(Source records)
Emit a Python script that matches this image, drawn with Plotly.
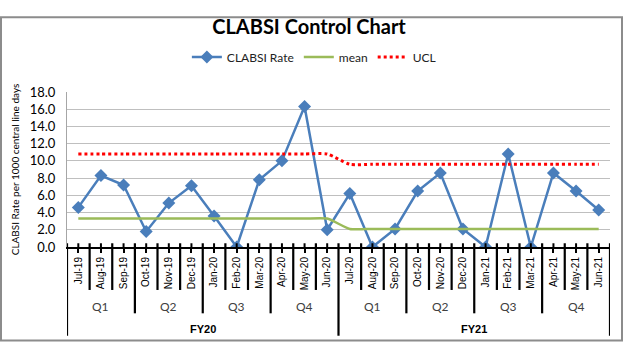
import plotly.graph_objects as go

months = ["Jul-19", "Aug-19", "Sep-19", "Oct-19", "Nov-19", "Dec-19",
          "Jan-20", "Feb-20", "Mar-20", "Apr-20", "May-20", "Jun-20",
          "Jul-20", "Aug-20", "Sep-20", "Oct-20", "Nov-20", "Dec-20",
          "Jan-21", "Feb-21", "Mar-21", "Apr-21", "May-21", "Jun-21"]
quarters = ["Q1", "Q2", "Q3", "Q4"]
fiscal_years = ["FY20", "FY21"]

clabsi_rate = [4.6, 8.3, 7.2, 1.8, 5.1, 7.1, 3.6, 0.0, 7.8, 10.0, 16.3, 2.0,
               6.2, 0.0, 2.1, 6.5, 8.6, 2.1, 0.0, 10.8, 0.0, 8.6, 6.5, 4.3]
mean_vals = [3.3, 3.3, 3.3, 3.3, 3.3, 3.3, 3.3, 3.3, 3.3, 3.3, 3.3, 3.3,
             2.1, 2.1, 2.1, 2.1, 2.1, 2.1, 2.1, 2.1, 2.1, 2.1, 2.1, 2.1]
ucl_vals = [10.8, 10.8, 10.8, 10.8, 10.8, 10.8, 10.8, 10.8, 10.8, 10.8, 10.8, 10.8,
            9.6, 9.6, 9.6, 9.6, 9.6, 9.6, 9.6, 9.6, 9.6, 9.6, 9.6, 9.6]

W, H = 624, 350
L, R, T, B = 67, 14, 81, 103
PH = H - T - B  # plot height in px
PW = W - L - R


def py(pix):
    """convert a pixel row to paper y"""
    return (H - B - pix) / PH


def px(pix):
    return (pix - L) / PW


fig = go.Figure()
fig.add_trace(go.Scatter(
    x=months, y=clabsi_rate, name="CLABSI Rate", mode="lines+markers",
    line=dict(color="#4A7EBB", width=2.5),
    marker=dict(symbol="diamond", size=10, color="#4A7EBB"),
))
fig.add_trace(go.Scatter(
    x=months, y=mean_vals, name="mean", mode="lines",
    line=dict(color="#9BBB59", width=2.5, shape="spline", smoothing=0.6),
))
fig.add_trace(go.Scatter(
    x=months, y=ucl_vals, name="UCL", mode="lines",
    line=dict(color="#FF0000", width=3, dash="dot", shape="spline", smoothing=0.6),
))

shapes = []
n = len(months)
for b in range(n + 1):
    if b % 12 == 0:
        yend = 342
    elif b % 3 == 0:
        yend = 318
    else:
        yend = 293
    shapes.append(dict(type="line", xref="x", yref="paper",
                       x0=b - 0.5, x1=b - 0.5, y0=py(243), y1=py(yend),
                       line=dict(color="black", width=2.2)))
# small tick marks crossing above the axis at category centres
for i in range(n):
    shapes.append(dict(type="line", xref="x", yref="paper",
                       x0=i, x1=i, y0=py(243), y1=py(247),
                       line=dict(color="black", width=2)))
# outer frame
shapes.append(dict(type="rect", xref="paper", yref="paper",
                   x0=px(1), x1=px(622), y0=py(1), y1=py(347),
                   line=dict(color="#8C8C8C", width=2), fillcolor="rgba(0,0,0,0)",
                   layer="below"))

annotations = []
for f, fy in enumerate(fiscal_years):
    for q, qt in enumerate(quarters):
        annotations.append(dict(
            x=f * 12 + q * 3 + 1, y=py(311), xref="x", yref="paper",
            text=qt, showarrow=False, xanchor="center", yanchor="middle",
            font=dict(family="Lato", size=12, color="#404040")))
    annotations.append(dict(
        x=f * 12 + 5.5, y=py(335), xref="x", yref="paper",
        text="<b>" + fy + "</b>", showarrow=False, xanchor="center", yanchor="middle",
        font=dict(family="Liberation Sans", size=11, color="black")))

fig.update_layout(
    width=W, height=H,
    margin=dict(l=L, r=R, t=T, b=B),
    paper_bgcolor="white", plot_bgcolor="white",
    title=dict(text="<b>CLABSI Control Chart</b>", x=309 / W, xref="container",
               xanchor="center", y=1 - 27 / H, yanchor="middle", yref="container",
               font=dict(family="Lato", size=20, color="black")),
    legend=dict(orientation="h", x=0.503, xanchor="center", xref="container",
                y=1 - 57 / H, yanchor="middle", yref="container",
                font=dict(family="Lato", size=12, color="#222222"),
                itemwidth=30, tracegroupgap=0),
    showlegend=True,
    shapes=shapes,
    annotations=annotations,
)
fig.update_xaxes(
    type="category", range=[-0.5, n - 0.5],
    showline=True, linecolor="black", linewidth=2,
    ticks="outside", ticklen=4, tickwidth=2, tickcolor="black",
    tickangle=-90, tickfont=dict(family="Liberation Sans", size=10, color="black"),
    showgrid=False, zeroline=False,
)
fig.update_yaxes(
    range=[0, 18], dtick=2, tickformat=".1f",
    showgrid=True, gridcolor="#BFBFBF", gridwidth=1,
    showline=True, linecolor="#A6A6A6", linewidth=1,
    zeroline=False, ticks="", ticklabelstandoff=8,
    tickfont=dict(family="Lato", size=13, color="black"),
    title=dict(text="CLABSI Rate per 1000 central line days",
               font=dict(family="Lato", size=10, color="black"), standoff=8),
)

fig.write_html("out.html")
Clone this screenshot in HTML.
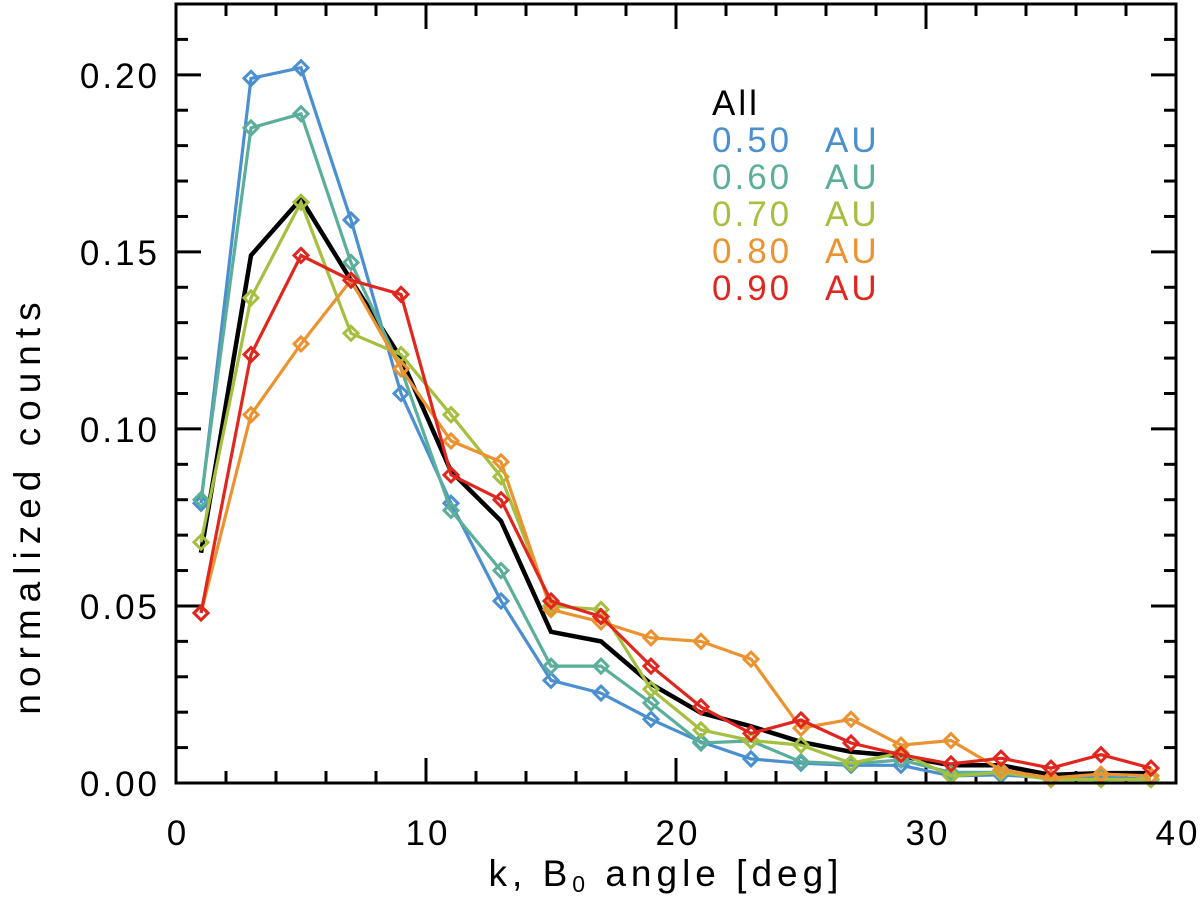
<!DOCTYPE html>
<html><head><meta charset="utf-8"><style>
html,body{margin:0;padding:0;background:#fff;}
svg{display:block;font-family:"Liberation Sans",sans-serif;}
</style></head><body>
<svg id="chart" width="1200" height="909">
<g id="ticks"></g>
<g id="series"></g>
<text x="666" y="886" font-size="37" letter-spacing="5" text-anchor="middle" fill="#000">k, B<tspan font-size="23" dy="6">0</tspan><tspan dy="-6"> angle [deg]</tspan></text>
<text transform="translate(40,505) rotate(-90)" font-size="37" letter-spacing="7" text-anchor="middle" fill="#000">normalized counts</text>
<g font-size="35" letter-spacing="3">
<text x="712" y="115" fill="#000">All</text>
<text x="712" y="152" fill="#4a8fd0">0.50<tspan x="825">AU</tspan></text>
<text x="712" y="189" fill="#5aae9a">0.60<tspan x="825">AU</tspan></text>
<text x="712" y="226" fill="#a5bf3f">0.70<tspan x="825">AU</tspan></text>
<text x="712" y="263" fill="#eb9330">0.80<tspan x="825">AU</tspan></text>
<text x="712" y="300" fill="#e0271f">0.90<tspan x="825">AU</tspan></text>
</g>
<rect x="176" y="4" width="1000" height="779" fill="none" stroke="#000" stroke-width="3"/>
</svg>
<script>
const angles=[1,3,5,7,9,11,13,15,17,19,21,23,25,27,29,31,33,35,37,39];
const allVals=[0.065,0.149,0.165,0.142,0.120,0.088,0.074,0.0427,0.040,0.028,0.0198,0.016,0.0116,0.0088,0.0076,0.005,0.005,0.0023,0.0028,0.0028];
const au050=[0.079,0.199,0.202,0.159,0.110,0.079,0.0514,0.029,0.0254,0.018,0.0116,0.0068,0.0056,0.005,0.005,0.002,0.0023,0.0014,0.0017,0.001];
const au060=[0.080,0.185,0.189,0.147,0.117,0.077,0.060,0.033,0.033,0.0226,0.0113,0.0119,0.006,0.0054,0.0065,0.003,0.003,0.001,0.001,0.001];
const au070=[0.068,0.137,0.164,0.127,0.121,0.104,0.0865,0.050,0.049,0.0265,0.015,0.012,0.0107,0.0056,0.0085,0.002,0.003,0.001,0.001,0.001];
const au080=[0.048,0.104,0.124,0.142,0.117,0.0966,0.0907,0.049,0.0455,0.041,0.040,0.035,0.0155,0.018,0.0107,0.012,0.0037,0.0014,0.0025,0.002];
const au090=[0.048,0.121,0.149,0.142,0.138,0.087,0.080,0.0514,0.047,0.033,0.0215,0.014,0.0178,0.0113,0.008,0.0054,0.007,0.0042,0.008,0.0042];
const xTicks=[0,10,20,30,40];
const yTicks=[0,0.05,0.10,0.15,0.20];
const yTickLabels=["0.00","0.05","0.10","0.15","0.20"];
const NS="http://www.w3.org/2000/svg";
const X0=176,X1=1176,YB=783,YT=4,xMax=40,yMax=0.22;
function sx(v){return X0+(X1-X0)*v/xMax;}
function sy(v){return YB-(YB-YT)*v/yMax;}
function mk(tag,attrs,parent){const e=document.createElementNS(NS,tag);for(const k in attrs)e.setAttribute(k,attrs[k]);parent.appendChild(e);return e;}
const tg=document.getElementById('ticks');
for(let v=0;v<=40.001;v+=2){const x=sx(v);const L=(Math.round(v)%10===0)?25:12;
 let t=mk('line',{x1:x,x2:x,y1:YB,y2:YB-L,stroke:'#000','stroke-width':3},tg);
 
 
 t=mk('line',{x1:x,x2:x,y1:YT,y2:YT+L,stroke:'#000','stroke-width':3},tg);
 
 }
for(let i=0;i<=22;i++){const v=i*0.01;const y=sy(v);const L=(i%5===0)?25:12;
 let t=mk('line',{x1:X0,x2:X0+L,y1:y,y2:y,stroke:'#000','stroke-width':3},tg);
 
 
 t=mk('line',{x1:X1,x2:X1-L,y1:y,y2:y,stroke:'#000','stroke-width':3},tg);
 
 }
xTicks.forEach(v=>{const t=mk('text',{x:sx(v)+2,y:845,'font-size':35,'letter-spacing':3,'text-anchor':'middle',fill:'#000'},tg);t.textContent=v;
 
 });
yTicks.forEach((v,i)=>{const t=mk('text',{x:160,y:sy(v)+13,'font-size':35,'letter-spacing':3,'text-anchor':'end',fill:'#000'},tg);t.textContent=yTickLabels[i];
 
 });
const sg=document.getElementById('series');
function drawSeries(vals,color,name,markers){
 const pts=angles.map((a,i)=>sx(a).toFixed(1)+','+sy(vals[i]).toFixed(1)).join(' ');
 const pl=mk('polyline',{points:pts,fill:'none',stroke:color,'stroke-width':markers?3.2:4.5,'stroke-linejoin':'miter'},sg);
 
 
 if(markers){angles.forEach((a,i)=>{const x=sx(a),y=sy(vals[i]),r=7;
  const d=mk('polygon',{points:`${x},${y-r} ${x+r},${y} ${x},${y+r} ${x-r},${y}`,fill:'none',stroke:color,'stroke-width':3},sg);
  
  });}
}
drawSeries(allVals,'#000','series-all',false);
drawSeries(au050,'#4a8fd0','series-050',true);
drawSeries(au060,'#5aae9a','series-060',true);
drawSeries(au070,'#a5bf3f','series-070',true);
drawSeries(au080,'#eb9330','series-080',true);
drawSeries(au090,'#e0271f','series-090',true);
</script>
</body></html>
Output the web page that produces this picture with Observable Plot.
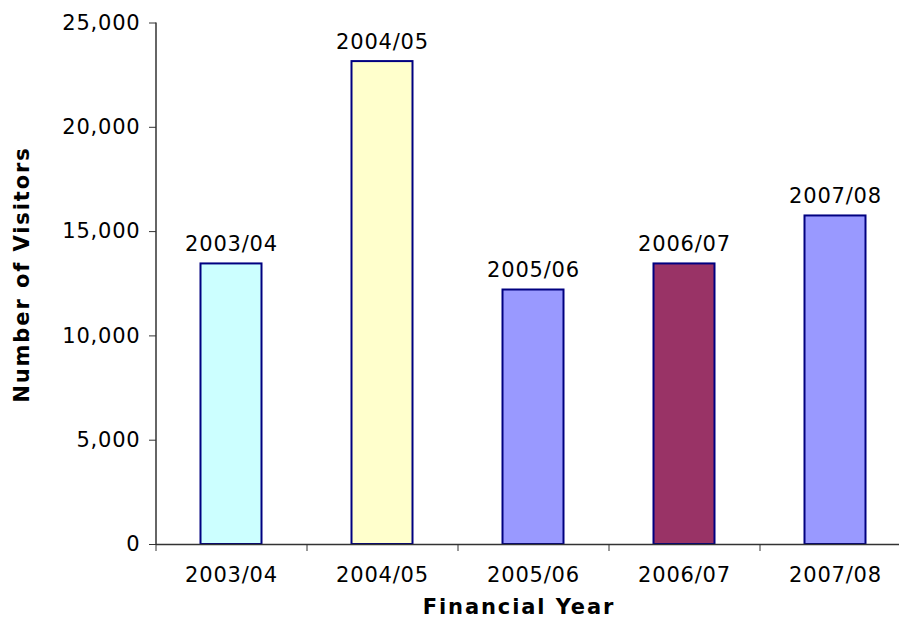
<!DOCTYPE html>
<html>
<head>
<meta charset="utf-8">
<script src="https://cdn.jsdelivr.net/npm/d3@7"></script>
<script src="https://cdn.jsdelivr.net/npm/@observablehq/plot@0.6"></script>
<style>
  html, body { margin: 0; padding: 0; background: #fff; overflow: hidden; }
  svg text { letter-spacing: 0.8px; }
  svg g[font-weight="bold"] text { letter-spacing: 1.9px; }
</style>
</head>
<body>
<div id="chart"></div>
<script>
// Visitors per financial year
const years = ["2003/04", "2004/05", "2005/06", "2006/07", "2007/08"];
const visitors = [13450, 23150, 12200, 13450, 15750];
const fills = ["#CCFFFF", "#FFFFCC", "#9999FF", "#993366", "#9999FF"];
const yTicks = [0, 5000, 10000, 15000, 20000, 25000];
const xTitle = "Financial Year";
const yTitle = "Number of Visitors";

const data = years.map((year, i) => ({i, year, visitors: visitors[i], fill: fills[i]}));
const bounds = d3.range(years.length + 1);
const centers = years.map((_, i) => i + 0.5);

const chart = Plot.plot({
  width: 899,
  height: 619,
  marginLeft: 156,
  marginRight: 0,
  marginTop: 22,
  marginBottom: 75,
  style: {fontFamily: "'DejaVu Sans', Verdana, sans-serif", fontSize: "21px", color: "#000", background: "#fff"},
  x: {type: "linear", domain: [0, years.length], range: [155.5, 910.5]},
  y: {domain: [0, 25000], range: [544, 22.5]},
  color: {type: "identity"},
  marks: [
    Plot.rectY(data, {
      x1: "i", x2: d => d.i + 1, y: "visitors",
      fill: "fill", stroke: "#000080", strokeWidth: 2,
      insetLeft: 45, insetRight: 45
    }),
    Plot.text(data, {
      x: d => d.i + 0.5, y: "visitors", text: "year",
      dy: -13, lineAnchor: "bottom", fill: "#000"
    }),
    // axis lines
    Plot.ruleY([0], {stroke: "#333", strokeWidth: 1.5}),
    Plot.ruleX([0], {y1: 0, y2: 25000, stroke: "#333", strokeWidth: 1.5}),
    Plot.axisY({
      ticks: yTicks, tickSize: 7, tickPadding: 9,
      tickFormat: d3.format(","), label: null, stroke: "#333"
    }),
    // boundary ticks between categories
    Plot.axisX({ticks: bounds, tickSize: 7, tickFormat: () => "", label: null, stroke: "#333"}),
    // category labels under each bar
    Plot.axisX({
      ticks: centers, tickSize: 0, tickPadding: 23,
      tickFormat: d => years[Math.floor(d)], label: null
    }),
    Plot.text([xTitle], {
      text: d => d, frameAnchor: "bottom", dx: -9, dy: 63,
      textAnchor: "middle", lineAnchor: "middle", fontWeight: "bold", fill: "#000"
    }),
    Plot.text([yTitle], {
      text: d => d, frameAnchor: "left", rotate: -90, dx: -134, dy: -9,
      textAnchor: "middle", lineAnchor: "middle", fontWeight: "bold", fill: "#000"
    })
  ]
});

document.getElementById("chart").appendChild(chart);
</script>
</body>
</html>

Your task → Output exactly the lines above, from the line with "Output the web" to the line with "const centers = years.map((_, i) => i + 0.5);", both included; skip the pictures.

Written answer →
Output the web page that produces this picture with Observable Plot.
<!DOCTYPE html>
<html>
<head>
<meta charset="utf-8">
<script src="https://cdn.jsdelivr.net/npm/d3@7"></script>
<script src="https://cdn.jsdelivr.net/npm/@observablehq/plot@0.6"></script>
<style>
  html, body { margin: 0; padding: 0; background: #fff; overflow: hidden; }
  svg text { letter-spacing: 0.8px; }
  svg g[font-weight="bold"] text { letter-spacing: 1.9px; }
</style>
</head>
<body>
<div id="chart"></div>
<script>
// Visitors per financial year
const years = ["2003/04", "2004/05", "2005/06", "2006/07", "2007/08"];
const visitors = [13450, 23150, 12200, 13450, 15750];
const fills = ["#CCFFFF", "#FFFFCC", "#9999FF", "#993366", "#9999FF"];
const yTicks = [0, 5000, 10000, 15000, 20000, 25000];
const xTitle = "Financial Year";
const yTitle = "Number of Visitors";

const data = years.map((year, i) => ({i, year, visitors: visitors[i], fill: fills[i]}));
const bounds = d3.range(years.length + 1);
const centers = years.map((_, i) => i + 0.5);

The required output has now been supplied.